Apalagi mengingat pemerintah saat ini sedang menerapkan moratorium daerah otonomi baru. Beberapa alasan moratorium itu adalah efektivitas pemerataan pembangunan di daerah otonomi baru itu. 

Bukan rahasia, sepanjang belum bisa berdiri sendiri maka kabupaten baru itu "diasuh" kabupaten induknya, terutama dari sisi pendanaan; "kue" anggaran itu harus dibagi dua. 

Dia menilai, baik DPR mau pun pemerintah tidak memiliki perspektif sama dan sejalan. Hal ini mengingat moratorium pembentukan DOB hanya berlaku bagi pemerintah, namun tidak untuk DPR.

Lebih lanjut dia menilai, bila pemerintah konsisten dan percaya diri dalam membangun negeri ini, bisa saja 65 RUU pemekaran daerah yang diusulkan DPR tersebut, tidak ditanggapi oleh pemerintah.

"Untuk saat ini tak ada cara mujarab mengendalikan hasrat DPR untuk memekarkan daerah, kecuali usulan mereka ini diendapkan dulu atau tak perlu direspon," ujar dia.

Akibatnya, setiap menjelang Pemilu DPR kemudian mengajukan RUU pemekaran dengan jumlah daerah yang banyak.

"Gencarnya RUU pemekaran tak dapat dilepaskan dari kepentingan politik anggota dewan yang ingin mendapatkan dukungan konstituen di daerah," kata dia. Ada basis sumber pendukung yang perlu "diperjuangkan" mereka.

Dengan kata lain, kepentingan politik jangka pendek dinilai dia lebih memotivasi para anggota DPR ketimbang kepentingan menata daerah dan mendorong keberhasilan otonomi daerah. Padahal prasyarat atau parameter untuk memekarkan daerah tidak semudah itu.

Prasyarat ekonomi, dikatakan dia, juga harus dipenuhi agar daerah-daerah yang dimekarkan memiliki potensi ekonomi dan tidak bermasalah ketika dimekarkan.

"Termasuk di dalamnya potensi SDM birokrasi yang acap kali diabaikan di tengah vitalnya peran birokrasi dalam pembangunan daerah," kata dia. 

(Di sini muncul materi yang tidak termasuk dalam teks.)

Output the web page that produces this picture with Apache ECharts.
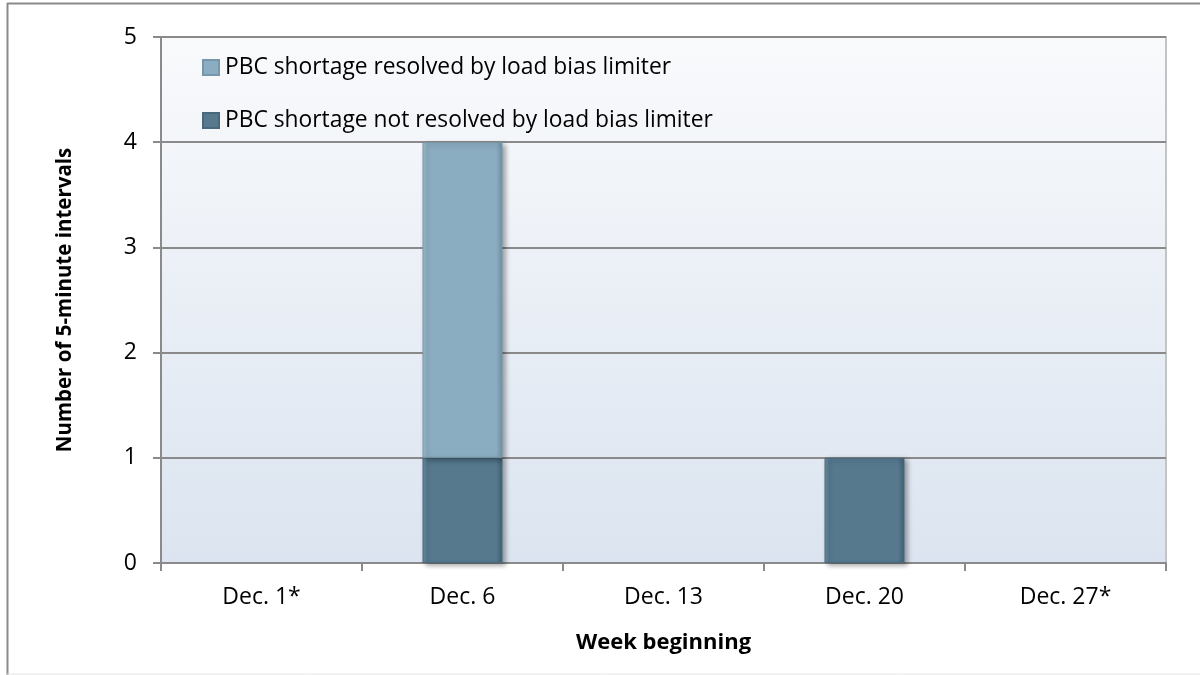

Menanggapi hal tersebut, Wibowo sebagai wakil ketua Komisi II DPR tidak menampik ada suatu masyarakat daerah yang diminta dimekarkan berkaitan dengan unsur politik.

Sebagai politikus, dia berkata, "Bilamana ada pihak-pihak yang manfaatkan politik itu biasa saja."


Politik Dinasti

Pada sisi lain, perlu dilihat juga "resiko ikutan" yang dikhawatirkan bisa timbul, yaitu pemunculan politik kekerabatan atau politik dinasti.

"Karena daerah yang dimekarkan ini sebagian besar bukan merupakan daerah yang sumber daya manusianya maju, baik dalam birokrasi maupun penduduk," kata dia.

Dia menilai, politik dinasti atau politik kekerabatan dapat tumbuh subur di daerah yang masyarakatnya berpendidikan rendah.

Dia kemudian menambahkan, birokrasi setempat yang mendominasi dapat menimbulkan pemerintahan tidak transparan dan akuntabel, sehingga berisiko tinggi menciptakan politik kekerabatan.

"Maka rekrutmen untuk posisi-posisi yang strategis hanya berlangsung di antara mereka," tegasnya.